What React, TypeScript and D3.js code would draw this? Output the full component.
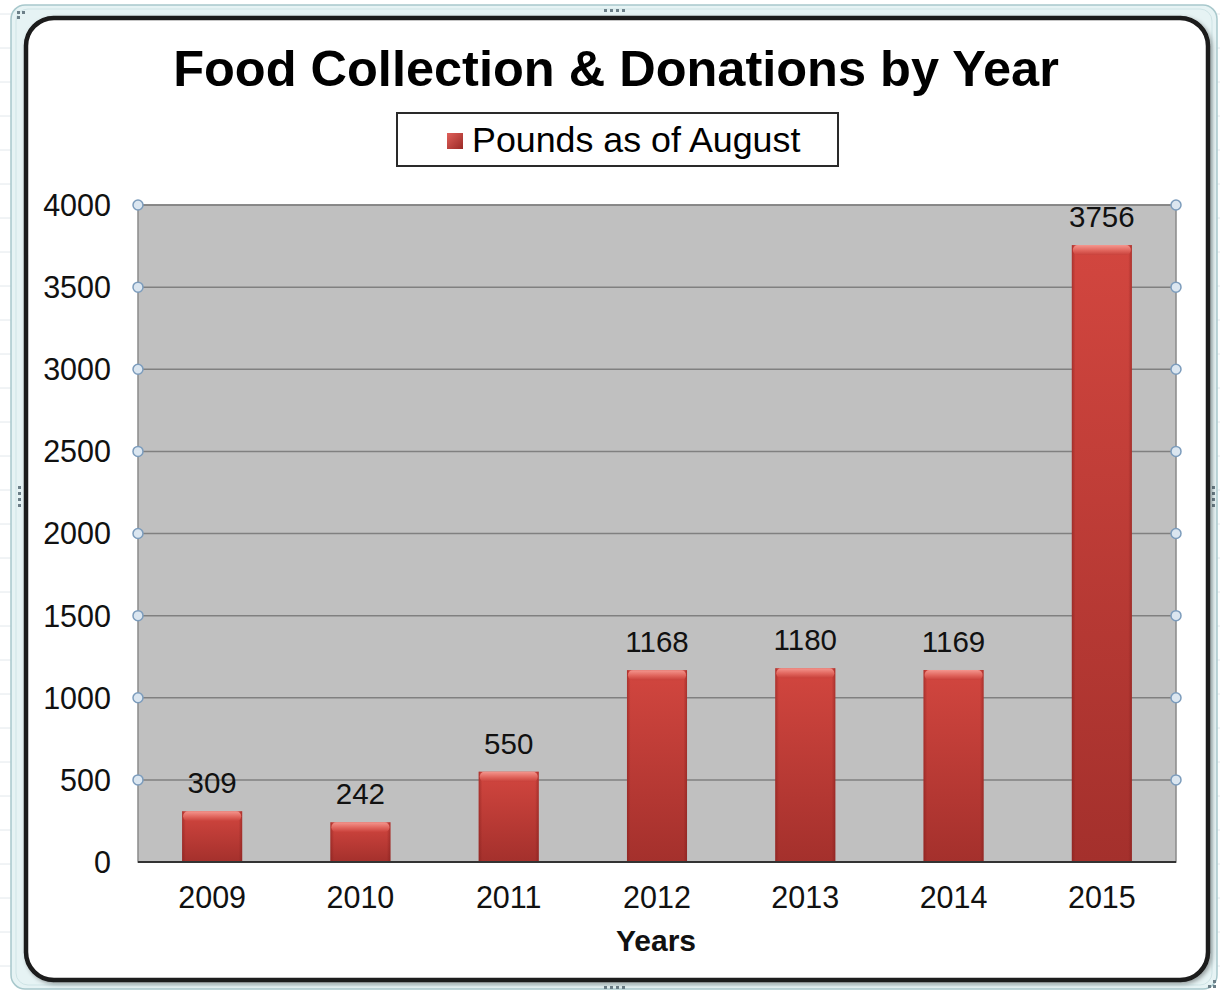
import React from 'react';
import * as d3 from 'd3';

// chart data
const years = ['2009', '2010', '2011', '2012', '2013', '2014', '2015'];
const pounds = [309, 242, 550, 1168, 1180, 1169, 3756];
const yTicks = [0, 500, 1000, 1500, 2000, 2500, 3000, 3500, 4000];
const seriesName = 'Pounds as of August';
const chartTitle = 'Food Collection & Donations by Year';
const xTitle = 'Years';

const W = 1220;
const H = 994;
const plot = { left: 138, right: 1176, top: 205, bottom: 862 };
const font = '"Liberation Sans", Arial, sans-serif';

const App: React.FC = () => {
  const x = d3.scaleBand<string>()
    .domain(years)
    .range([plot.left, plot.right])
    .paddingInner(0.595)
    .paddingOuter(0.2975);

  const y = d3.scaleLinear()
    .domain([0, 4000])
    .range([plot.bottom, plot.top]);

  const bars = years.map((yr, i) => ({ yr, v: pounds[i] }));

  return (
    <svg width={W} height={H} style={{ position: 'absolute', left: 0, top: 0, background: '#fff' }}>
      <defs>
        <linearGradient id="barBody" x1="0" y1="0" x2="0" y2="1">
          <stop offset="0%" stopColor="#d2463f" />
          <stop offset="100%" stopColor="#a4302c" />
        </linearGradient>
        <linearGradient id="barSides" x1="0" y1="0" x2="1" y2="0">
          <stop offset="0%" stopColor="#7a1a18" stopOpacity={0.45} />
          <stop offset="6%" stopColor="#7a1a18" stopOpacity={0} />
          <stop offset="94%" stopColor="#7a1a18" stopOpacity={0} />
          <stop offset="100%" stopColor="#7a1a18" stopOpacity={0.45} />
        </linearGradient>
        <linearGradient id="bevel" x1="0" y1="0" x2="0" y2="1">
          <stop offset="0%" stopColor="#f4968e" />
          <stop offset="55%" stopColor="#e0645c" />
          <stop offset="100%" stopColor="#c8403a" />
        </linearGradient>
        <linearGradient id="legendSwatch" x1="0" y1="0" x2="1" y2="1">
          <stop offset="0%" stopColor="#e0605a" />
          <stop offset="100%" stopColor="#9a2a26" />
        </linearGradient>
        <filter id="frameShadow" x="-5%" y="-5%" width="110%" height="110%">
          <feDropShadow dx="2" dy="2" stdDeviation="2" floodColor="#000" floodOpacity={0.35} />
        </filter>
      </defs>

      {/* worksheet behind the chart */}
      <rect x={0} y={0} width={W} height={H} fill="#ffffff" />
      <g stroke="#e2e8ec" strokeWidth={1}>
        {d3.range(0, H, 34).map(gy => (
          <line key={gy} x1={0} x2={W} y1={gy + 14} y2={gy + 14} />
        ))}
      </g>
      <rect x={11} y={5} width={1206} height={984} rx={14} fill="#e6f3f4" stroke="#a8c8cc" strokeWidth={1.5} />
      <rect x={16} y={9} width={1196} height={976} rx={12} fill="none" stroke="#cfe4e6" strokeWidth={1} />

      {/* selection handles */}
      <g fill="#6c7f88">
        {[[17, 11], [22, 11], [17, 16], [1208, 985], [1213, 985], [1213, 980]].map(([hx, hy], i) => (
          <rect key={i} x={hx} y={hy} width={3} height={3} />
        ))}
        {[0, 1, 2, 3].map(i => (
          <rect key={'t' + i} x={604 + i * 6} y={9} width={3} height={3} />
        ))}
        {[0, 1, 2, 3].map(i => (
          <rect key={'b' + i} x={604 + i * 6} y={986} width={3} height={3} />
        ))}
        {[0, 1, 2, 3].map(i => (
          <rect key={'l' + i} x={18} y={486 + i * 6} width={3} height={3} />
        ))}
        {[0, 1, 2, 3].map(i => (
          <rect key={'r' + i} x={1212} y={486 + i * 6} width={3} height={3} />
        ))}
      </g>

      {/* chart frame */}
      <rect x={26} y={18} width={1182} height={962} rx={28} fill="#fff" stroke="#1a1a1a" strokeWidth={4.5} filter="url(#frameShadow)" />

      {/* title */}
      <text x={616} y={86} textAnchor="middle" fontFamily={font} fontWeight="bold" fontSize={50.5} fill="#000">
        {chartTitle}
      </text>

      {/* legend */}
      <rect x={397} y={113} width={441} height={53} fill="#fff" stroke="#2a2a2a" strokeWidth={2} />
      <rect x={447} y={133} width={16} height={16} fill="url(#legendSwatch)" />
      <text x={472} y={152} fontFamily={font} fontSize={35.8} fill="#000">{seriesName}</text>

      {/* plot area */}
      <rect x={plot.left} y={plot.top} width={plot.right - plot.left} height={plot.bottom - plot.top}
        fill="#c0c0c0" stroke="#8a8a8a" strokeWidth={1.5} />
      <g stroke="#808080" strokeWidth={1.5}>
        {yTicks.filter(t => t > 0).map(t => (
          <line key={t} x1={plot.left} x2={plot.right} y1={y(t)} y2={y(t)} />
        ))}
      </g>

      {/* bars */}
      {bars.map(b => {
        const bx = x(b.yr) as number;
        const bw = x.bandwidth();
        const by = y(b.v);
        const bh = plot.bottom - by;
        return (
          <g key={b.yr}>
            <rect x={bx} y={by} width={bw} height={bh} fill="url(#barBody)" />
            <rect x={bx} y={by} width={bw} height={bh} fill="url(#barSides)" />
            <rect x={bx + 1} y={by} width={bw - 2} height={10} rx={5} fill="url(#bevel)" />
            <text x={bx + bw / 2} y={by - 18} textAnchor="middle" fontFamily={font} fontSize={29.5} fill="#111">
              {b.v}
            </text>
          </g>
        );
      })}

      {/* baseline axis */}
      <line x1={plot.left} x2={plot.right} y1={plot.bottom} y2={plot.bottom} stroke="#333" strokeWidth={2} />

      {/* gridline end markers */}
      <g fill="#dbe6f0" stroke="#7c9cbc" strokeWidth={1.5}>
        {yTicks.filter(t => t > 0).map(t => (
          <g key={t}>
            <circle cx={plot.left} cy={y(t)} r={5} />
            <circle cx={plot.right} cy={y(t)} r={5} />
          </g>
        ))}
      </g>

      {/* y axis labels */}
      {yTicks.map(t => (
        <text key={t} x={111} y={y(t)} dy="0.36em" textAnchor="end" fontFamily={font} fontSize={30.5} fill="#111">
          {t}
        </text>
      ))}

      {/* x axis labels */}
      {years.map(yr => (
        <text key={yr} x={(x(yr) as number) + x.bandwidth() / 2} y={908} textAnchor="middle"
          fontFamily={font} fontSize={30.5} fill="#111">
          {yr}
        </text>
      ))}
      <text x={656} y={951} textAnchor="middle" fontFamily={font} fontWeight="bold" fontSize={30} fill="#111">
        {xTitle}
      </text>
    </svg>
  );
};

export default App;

DIRECTIVE => Identify each line containing the string "React" and copy it out.

FINISHED TASK =>
What React, TypeScript and D3.js code would draw this? Output the full component.
import React from 'react';
const App: React.FC = () => {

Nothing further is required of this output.